Only the lines from the first one through the line with "import pandas as pd" should be printed, exactly as they appear.

::: Information supplied :::

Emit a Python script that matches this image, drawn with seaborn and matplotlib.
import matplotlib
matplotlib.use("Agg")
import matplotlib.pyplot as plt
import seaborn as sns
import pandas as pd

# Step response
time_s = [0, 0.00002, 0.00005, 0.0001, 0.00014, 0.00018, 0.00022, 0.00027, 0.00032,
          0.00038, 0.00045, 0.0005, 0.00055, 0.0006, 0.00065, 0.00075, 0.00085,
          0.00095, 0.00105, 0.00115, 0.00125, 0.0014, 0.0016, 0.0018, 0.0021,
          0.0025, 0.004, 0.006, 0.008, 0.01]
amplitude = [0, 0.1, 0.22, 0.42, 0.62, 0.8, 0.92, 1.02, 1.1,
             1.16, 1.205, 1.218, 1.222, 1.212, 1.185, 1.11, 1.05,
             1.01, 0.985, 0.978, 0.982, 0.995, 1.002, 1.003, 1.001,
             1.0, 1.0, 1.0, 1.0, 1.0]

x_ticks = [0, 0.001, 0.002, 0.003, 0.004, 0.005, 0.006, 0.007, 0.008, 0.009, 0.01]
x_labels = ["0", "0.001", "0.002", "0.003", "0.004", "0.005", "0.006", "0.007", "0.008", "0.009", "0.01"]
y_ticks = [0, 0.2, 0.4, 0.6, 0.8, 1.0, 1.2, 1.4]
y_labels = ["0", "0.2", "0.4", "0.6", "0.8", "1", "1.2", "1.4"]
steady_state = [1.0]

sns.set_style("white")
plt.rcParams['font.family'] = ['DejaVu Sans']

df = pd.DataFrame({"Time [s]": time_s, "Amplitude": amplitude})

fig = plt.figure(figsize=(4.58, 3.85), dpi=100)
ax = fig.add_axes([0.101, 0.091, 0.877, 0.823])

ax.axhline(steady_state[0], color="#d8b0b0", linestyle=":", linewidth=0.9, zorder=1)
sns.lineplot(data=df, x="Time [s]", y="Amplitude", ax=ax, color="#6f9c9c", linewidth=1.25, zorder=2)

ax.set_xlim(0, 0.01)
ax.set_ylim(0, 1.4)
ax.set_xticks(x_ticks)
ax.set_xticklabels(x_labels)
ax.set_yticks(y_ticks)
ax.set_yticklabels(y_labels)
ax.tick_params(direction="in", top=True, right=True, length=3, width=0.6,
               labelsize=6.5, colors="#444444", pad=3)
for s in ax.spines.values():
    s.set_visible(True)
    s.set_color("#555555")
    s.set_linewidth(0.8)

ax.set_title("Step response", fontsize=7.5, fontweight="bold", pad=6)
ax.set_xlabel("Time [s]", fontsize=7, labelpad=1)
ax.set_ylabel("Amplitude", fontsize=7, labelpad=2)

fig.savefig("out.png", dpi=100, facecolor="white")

:::

**Final result:**
Emit a Python script that matches this image, drawn with seaborn and matplotlib.
import matplotlib
matplotlib.use("Agg")
import matplotlib.pyplot as plt
import seaborn as sns
import pandas as pd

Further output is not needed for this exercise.